Ela lembra que em 2020 foi complicado porque os filhos foram privados do ambiente escolar e os pais tiveram que tentar aprender como ensinar, sem ter aptidão para isso:
— A ideia de voltar é positiva e, com menos alunos em sala de aula, será melhor até para o professor ensinar e manter os cuidados. Vai ser bom para todos e espero que não demore muito para a vacina chegar para todos.
Alessandra Rivieri, 48, é mãe de três filhos em idade escolar: Júlia, 17, Eduardo, 13, e Diego, 6, que entra esse ano na escola. Ela afirma que os filhos não vão voltar enquanto não se sentir segura, principalmente porque a mais velha é grupo de risco.
— Sou contra enquanto não houver segurança, enquanto não houver vacina suficiente aos alunos e profissionais que os assistem. A vacinação recém foi iniciada. A Júlia tem diabete tipo 1. Na época da gripe A, minha filha ficou afastada da escola por 40 dias. Eles não voltam de jeito nenhum - frisa ela.
Para ela, as escolas da rede pública não estão preparadas para receber os alunos:
— As crianças são assintomáticas, mas podem transmitir. São muitas crianças, as quais não têm acesso ao básico em casa, quem dirá a máscaras que devem ser higienizadas e trocadas a cada 2h.

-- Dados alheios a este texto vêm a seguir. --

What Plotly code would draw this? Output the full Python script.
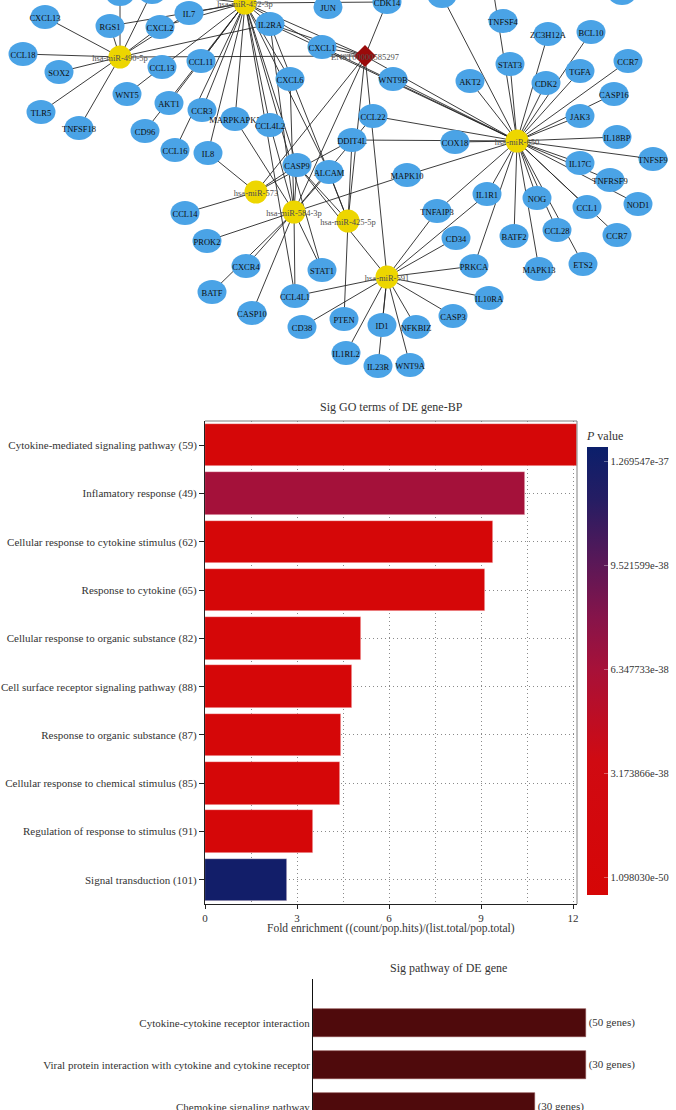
import plotly.graph_objects as go

W, H = 676, 1110
SERIF = "Liberation Serif"

# ---------------- network data ----------------
gene_ids = ["CXCL13", "RGS1", "IL7", "CXCL2", "JUN", "IL2RA", "CXCL1", "CDK14", "CCL18", "SOX2",
            "CCL13", "CCL11", "CXCL6", "WNT5", "TLR5", "AKT1", "CCR3", "MARPKAPK5", "CCL4L2", "TNFSF18",
            "CD96", "CCL16", "IL8", "CASP9", "ALCAM", "TNFSF4", "ZC3H12A", "BCL10", "CCR7", "WNT9B",
            "STAT3", "AKT2", "CDK2", "TGFA", "CASP16", "JAK3", "CCL22", "DDIT4L", "COX18", "IL18BP",
            "TNFSF9", "IL17C", "TNFRSF9", "MAPK10", "IL1R1", "NOG", "NOD1", "CCL1", "TNFAIP3", "CD34",
            "BATF2", "CCL28", "CCR7_b", "PRKCA", "MAPK13", "ETS2", "IL10RA", "CASP3", "PTEN", "ID1",
            "NFKBIZ", "IL1RL2", "IL23R", "WNT9A", "CCL14", "PROK2", "CXCR4", "STAT1", "BATF", "CCL4L1",
            "CASP10", "CD38", "TOP1", "TOP2", "TOP3", "TOP4", "TOP5"]
gene_labels = ["CXCL13", "RGS1", "IL7", "CXCL2", "JUN", "IL2RA", "CXCL1", "CDK14", "CCL18", "SOX2",
               "CCL13", "CCL11", "CXCL6", "WNT5", "TLR5", "AKT1", "CCR3", "MARPKAPK5", "CCL4L2", "TNFSF18",
               "CD96", "CCL16", "IL8", "CASP9", "ALCAM", "TNFSF4", "ZC3H12A", "BCL10", "CCR7", "WNT9B",
               "STAT3", "AKT2", "CDK2", "TGFA", "CASP16", "JAK3", "CCL22", "DDIT4L", "COX18", "IL18BP",
               "TNFSF9", "IL17C", "TNFRSF9", "MAPK10", "IL1R1", "NOG", "NOD1", "CCL1", "TNFAIP3", "CD34",
               "BATF2", "CCL28", "CCR7", "PRKCA", "MAPK13", "ETS2", "IL10RA", "CASP3", "PTEN", "ID1",
               "NFKBIZ", "IL1RL2", "IL23R", "WNT9A", "CCL14", "PROK2", "CXCR4", "STAT1", "BATF", "CCL4L1",
               "CASP10", "CD38", "", "", "", "", ""]
gene_x = [45, 110, 189, 160, 328, 270, 322, 387, 23, 59,
          162, 201, 290, 127, 41, 169, 202, 235, 270, 79,
          145, 175, 208, 297, 329, 503, 548, 591, 628, 393,
          510, 470, 546, 580, 614, 580, 373, 352, 455, 617,
          653, 580, 610, 407, 487, 537, 638, 587, 437, 456,
          514, 557, 617, 474, 539, 583, 489, 453, 344, 382,
          416, 346, 378, 410, 185, 207, 246, 322, 212, 295,
          252, 302, 120, 152, 442, 490, 622]
gene_y = [17, 26, 13, 27, 7, 24, 47, 2, 54, 72,
          67, 61, 79, 94, 112, 103, 110, 119, 125, 128,
          131, 150, 153, 165, 172, 21, 34, 32, 61, 79,
          64, 81, 83, 71, 94, 116, 116, 140, 142, 137,
          159, 163, 180, 175, 194, 198, 204, 207, 211, 238,
          236, 230, 235, 266, 269, 264, 298, 316, 319, 325,
          327, 353, 366, 365, 213, 241, 266, 270, 292, 296,
          313, 327, -6, -8, -4, -30, -7]

mirna_names = ["hsa-miR-490-5p", "hsa-miR-452-3p", "hsa-miR-650", "hsa-miR-573",
               "hsa-miR-584-3p", "hsa-miR-425-5p", "hsa-miR-591"]
mirna_x = [120, 245, 517, 256, 294, 348, 387]
mirna_y = [57, 3, 141, 192, 212, 221, 277]

lnc_names = ["ENST00000585297"]
lnc_x = [365]
lnc_y = [56]

edges_mir490 = ["CXCL13", "RGS1", "CCL18", "SOX2", "TLR5", "TNFSF18", "IL7", "CXCL2", "IL2RA",
                "TOP1", "TOP2"]
edges_mir452 = ["IL7", "RGS1", "CXCL2", "WNT5", "CD96", "AKT1", "CCL16", "CCL11", "CCR3", "MARPKAPK5",
                "IL8", "CCL4L2", "CXCL6", "CASP9", "ALCAM", "CXCL1", "IL2RA", "CDK14", "CCL4L1", "STAT1",
                "TOP2"]
edges_mir650 = ["COX18", "DDIT4L", "CCL22", "WNT9B", "CXCL1", "IL2RA", "AKT2", "TOP3", "TOP4", "STAT3",
                "ZC3H12A", "CDK2", "BCL10", "TGFA", "CCR7", "CASP16", "JAK3", "IL18BP", "TNFSF9",
                "IL17C", "TNFRSF9", "NOD1", "CCL1", "CCR7_b", "ETS2", "CCL28", "MAPK13", "BATF2", "NOG",
                "IL1R1", "TNFAIP3", "MAPK10", "PRKCA"]
edges_mir573 = ["IL8", "CCL14", "DDIT4L", "CASP9"]
edges_mir584 = ["PROK2", "CXCR4", "BATF", "CASP10", "CCL4L1", "STAT1", "CASP9", "ALCAM", "CCL4L2",
                "MARPKAPK5", "CCL22", "MAPK10", "IL2RA", "CXCL6"]
edges_mir425 = ["CASP9", "ALCAM", "PTEN", "DDIT4L", "IL2RA"]
edges_mir591 = ["TNFAIP3", "CD34", "IL1R1", "PRKCA", "IL10RA", "CASP3", "NFKBIZ", "WNT9A", "IL23R",
                "ID1", "IL1RL2", "CD38", "CCL4L1", "CASP9"]
edges_lnc = ["CDK14", "CXCL1", "IL2RA", "hsa-miR-490-5p", "hsa-miR-452-3p", "hsa-miR-650",
             "hsa-miR-573", "hsa-miR-584-3p", "hsa-miR-425-5p", "hsa-miR-591"]

# ---------------- GO data ----------------
go_terms = ["Cytokine-mediated signaling pathway (59)", "Inflamatory response (49)",
            "Cellular response to cytokine stimulus (62)", "Response to cytokine (65)",
            "Cellular response to organic substance (82)", "Cell surface receptor signaling pathway (88)",
            "Response to organic substance (87)", "Cellular response to chemical stimulus (85)",
            "Regulation of response to stimulus (91)", "Signal transduction (101)"]
go_fold = [12.13, 10.45, 9.38, 9.14, 5.08, 4.79, 4.44, 4.40, 3.52, 2.66]
go_pvalue = [1.098030e-50, 6.5e-38, 1.0e-47, 3.0e-47, 2.0e-44, 5.0e-44, 1.0e-43, 2.0e-43, 1.0e-42,
             1.269547e-37]
cb_ticks = [1.269547e-37, 9.521599e-38, 6.347733e-38, 3.173866e-38, 1.098030e-50]
cb_labels = ["1.269547e-37", "9.521599e-38", "6.347733e-38", "3.173866e-38", "1.098030e-50"]
go_xticks = [0, 3, 6, 9, 12]

# ---------------- pathway data ----------------
path_terms = ["Cytokine-cytokine receptor interaction",
              "Viral protein interaction with cytokine and cytokine receptor",
              "Chemokine signaling pathway"]
path_score = [10.0, 10.0, 8.14]
path_genes = ["(50 genes)", "(30 genes)", "(30 genes)"]

# ---------------- build figure ----------------
pos = {}
for n, x, y in zip(gene_ids, gene_x, gene_y):
    pos[n] = (x, y)
for n, x, y in zip(mirna_names, mirna_x, mirna_y):
    pos[n] = (x, y)
for n, x, y in zip(lnc_names, lnc_x, lnc_y):
    pos[n] = (x, y)

edge_pairs = []
for hub, lst in [("hsa-miR-490-5p", edges_mir490), ("hsa-miR-452-3p", edges_mir452),
                 ("hsa-miR-650", edges_mir650), ("hsa-miR-573", edges_mir573),
                 ("hsa-miR-584-3p", edges_mir584), ("hsa-miR-425-5p", edges_mir425),
                 ("hsa-miR-591", edges_mir591), (lnc_names[0], edges_lnc)]:
    for t in lst:
        edge_pairs.append((hub, t))

ex, ey = [], []
for a, b in edge_pairs:
    ex += [pos[a][0], pos[b][0], None]
    ey += [pos[a][1], pos[b][1], None]

fig = go.Figure()
fig.add_trace(go.Scatter(x=ex, y=ey, mode="lines", line=dict(color="#262626", width=0.9),
                         hoverinfo="skip", showlegend=False, xaxis="x", yaxis="y"))

shapes = []
RX, RY = 14.5, 12
for n, lab, x, y in zip(gene_ids, gene_labels, gene_x, gene_y):
    shapes.append(dict(type="circle", xref="x", yref="y", x0=x - RX, x1=x + RX, y0=y - RY, y1=y + RY,
                       fillcolor="#4AA3E6", line=dict(width=0), layer="above",
                       label=dict(text=lab, font=dict(family=SERIF, size=8.5, color="#0d0d0d"),
                                  textposition="middle center")))
for n, x, y in zip(mirna_names, mirna_x, mirna_y):
    shapes.append(dict(type="circle", xref="x", yref="y", x0=x - 11.5, x1=x + 11.5, y0=y - 11.5,
                       y1=y + 11.5, fillcolor="#EDD600", line=dict(width=0), layer="above",
                       label=dict(text=n, font=dict(family=SERIF, size=8.5, color="#505050"),
                                  textposition="middle center")))
for n, x, y in zip(lnc_names, lnc_x, lnc_y):
    shapes.append(dict(type="path", xref="x", yref="y",
                       path=f"M {x},{y - 11} L {x + 11},{y} L {x},{y + 11} L {x - 11},{y} Z",
                       fillcolor="#9A0A0A", line=dict(width=0), layer="above",
                       label=dict(text=n, font=dict(family=SERIF, size=8.5, color="#505050"),
                                  textposition="middle center")))

# frame of GO plot (top and right)
shapes.append(dict(type="line", xref="x2 domain", yref="y2 domain", x0=0, x1=1, y0=1, y1=1,
                   line=dict(color="#808080", width=1), layer="above"))
shapes.append(dict(type="line", xref="x2 domain", yref="y2 domain", x0=1, x1=1, y0=0, y1=1,
                   line=dict(color="#808080", width=1), layer="above"))

# GO bars
cmin = -5.3e-39
cmax = 1.314e-37
fig.add_trace(go.Bar(x=go_fold, y=go_terms, orientation="h", width=0.88,
                     marker=dict(color=go_pvalue, coloraxis="coloraxis",
                                 line=dict(color="rgba(255,230,230,0.7)", width=0.6)),
                     xaxis="x2", yaxis="y2", showlegend=False, hoverinfo="skip"))

# pathway bars
fig.add_trace(go.Bar(x=path_score, y=list(range(len(path_terms))), orientation="h", width=0.66,
                     marker=dict(color="#4F0A0C", line=dict(color="#8A4A4A", width=0.6)),
                     text=path_genes, textposition="outside", cliponaxis=False,
                     textfont=dict(family=SERIF, size=11, color="#333333"),
                     xaxis="x3", yaxis="y3", showlegend=False, hoverinfo="skip"))

tick_font = dict(family=SERIF, size=11, color="#333333")
DOTS = "1px,3px"

fig.update_layout(
    width=W, height=H, margin=dict(l=0, r=0, t=0, b=0, autoexpand=False),
    paper_bgcolor="white", plot_bgcolor="white",
    font=dict(family=SERIF, color="#333333"),
    bargap=0,
    xaxis=dict(domain=[0, 1], range=[0, W], visible=False, fixedrange=True),
    yaxis=dict(domain=[1 - 385 / H, 1], range=[385, 0], visible=False, fixedrange=True, anchor="x"),
    xaxis2=dict(domain=[205 / W, 577 / W], anchor="y2", range=[0, 12.13], tickvals=go_xticks,
                ticks="outside", ticklen=4, tickcolor="#222", showline=True, linecolor="#222",
                showgrid=True, gridcolor="#8a8a8a", griddash=DOTS, gridwidth=1, zeroline=False,
                minor=dict(dtick=1.5, tick0=0, showgrid=True, gridcolor="#8a8a8a", griddash=DOTS,
                           ticks=""),
                tickfont=tick_font),
    yaxis2=dict(domain=[1 - 904 / H, 1 - 421 / H], anchor="x2", type="category",
                categoryorder="array", categoryarray=go_terms, autorange="reversed",
                ticks="outside", ticklen=5, tickcolor="#222", showline=True, linecolor="#222",
                showgrid=True, gridcolor="#8a8a8a", griddash=DOTS, zeroline=False,
                tickfont=tick_font),
    xaxis3=dict(domain=[313 / W, 587 / W], anchor="y3", range=[0, 10.05], visible=False),
    yaxis3=dict(domain=[0, 1 - 979 / H], anchor="x3", range=[2.07, -1.05], tickvals=[0, 1, 2],
                ticktext=path_terms, ticks="", showline=True, linecolor="#111", showgrid=False,
                zeroline=False, tickfont=tick_font, ticklabeloverflow="allow"),
    coloraxis=dict(
        cmin=cmin, cmax=cmax,
        colorscale=[[0, "#D60606"], [0.3, "#D00A12"], [0.5, "#A81138"], [0.62, "#86144A"],
                    [0.75, "#571858"], [0.88, "#261D63"], [1, "#0B1F6B"]],
        colorbar=dict(x=587 / W, xanchor="left", y=1 - 428 / H, yanchor="top", len=467,
                      lenmode="pixels", thickness=21, thicknessmode="pixels", outlinewidth=0,
                      xpad=0, ypad=0, tickvals=cb_ticks, ticktext=cb_labels, ticks="inside",
                      ticklen=4, tickcolor="rgba(255,255,255,0.35)",
                      tickfont=dict(family=SERIF, size=10.5, color="#333333"),
                      title=dict(text="<i>P</i> value", side="top",
                                 font=dict(family=SERIF, size=12, color="#333333"))),
    ),
    shapes=shapes,
    annotations=[
        dict(text="Sig GO terms of DE gene-BP", x=391 / W, y=1 - 407 / H, xref="paper", yref="paper",
             showarrow=False, font=dict(family=SERIF, size=12, color="#333333"),
             xanchor="center", yanchor="middle"),
        dict(text="Fold enrichment ((count/pop.hits)/(list.total/pop.total)", x=391 / W,
             y=1 - 928 / H, xref="paper", yref="paper", showarrow=False,
             font=dict(family=SERIF, size=11.5, color="#333333"), xanchor="center", yanchor="middle"),
        dict(text="Sig pathway of DE gene", x=448 / W, y=1 - 968 / H, xref="paper", yref="paper",
             showarrow=False, font=dict(family=SERIF, size=12, color="#333333"),
             xanchor="center", yanchor="middle"),
    ],
)

fig.write_html("out.html", config={"displayModeBar": False},
               post_script="document.body.style.margin='0';")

Professores que estão em grupo de risco ou têm pessoas em casa nesses grupos.
Alessandra aponta ainda que falta estrutura física para o retorno presencial. Ela aponta que as escolas tem poucos banheiros que atendem, em média, 500 alunos por turno, refeitórios que atendem as mesmas 500 crianças, salas de aula com mais de 30, 40 alunos por turma. A mãe frisa que na rede estadual há problemas de falta de professores em determinadas disciplinas, falta pessoal de apoio, as salas não estão adaptadas para os alunos que frequentarão presencialmente.
— Os alunos estão sem se encontrar há quase um ano. Como evitar que se abracem e que tenham contato direto ou próximo? Nós procuramos ter esses cuidados, mas os professores não conseguirão dar aulas e cuidar as ações dos alunos. Por mais que se esforcem, será quase impossível. Mesmo tendo um protocolo, acredito que não está havendo capacitação através de cursos e preparação para os profissionais envolvidos. Enfim, são inúmeras dificuldades que as escolas apresentam diariamente e que refletirão na segurança de nossas crianças e adolescentes, além dos profissionais que lá trabalham — pontua.